Training: Long Distance Walks PART 2

Like any endurance event, training is critical for comfort and success. Your training should concentrate on building a base of walking, then increasing your mileage in a systematic fashion. You should also train to wear the gear you will be wearing during your long distance walk.

Here's the second 5 of out top 10 list of things to consider before you start your training.

If you missed Part 1, you can read it here.

6) Planning Your Long Distance Walk

Planning begins by setting an event as a goal. Considerations include time of year, distance, transportation to and from the event, event pace requirements, terrain and hill profile and the expected weather/climate. 

Study the route to know what services are provided along the way and what you must bring with you. Know the terrain and at what point there are hills, pavement, natural footpaths, shade, full sun. When possible, walk or even drive parts of the course ahead of time to familiarise yourself with it. You may also be able to find apps that are designed for your route.

7) Planning for Food and Fluids on Long Distance Walks

Train with the water, sports drink, food, and snacks you will be using at the event and do not deviate from it during the event. Water is all that is needed for events of 20 kilometres and under, but for longer events, an electrolyte replacement sports drink may be good. Diluting it or leaving out some of the sugar can make it easier on the stomach, but you need to take care to get enough salt as well as water when walking long distances.

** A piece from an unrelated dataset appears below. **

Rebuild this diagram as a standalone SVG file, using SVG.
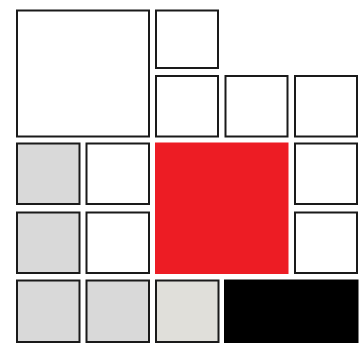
<svg xmlns="http://www.w3.org/2000/svg" width="363" height="347" viewBox="0 0 363 347">
<style>
.b{stroke:#1a1a1a;stroke-width:2}
.w{fill:#ffffff}
.g{fill:#d9d9d9}
.g2{fill:#e0dfda}
.r{fill:#ed1c24}
.k{fill:#000000}
</style>
<rect width="363" height="347" fill="#ffffff"/>
<g id="big"><rect class="b w" x="17" y="10.5" width="132" height="126"/></g>
<g id="top-c3"><rect class="b w" x="156" y="10.5" width="62" height="57.5"/></g>
<g id="r2-c3"><rect class="b w" x="156" y="76" width="62" height="60.5"/></g>
<g id="r2-c4"><rect class="b w" x="225.5" y="76" width="62" height="60.5"/></g>
<g id="r2-c5"><rect class="b w" x="295" y="76" width="62" height="60.5"/></g>
<g id="r3-c1"><rect class="b g" x="17" y="143.5" width="62.5" height="60.5"/></g>
<g id="r3-c2"><rect class="b w" x="86.5" y="143.5" width="62.5" height="60.5"/></g>
<g id="red"><rect class="r" x="155" y="142.5" width="133.5" height="131.5"/></g>
<g id="r3-c5"><rect class="b w" x="295" y="143.5" width="62" height="60.5"/></g>
<g id="r4-c1"><rect class="b g" x="17" y="212.5" width="62.5" height="60.5"/></g>
<g id="r4-c2"><rect class="b w" x="86.5" y="212.5" width="62.5" height="60.5"/></g>
<g id="r4-c5"><rect class="b w" x="295" y="212.5" width="62" height="60.5"/></g>
<g id="r5-c1"><rect class="b g" x="17" y="280.5" width="62.5" height="61.5"/></g>
<g id="r5-c2"><rect class="b g" x="86.5" y="280.5" width="62.5" height="61.5"/></g>
<g id="r5-c3"><rect class="b g2" x="156" y="280.5" width="62.5" height="61.5"/></g>
<g id="black"><rect class="k" x="224" y="279.5" width="134.5" height="63.5"/></g>
<g id="connectors"></g>
</svg>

You could consider having your snacks pre-packaged and perhaps labelled by time to be eaten. On ultramarathon distances, you need to eat fat and protein in addition to the carbohydrates provided by sports gels or energy bars. You can get those from chocolate bars, flapjack and the like, particularly if they contain nuts. You may want to avoid fancy products which are formulated for shorter distances and power sports and can cause digestive problems over longer distances. 

8) Rest Breaks

The conventional wisdom is that any breaks you take should be short—to use the bathroom, eat a snack and drink without choking, tie your shoes, or doctor blisters. The body stiffens up pretty quickly during breaks and it can take several minutes to get back into the swing of walking after a long break. If you can, try walking breaks instead—keep walking but at a very slow pace.

9) Take Care of Your Feet

Your feet are your most important equipment. On your long training days, you should have been experimenting with preparations, socks, etc. to prevent blisters. What works best is specific to the individual. If you start to feel any discomfort, or hot spots, stop and make any adjustments such as applying tape, blister block bandages etc.

10) As a final thought…

We are built for walking, but you still need to plan and train fully before you tackle a long distance or multi-day walk. If you steadily build your walking time, you can help avoid injury. If you are physically and mentally prepared for your walk, you will be able to enjoy and savour the occasion.

Please seek medical advice before starting any kind of intensive training or exercise plan.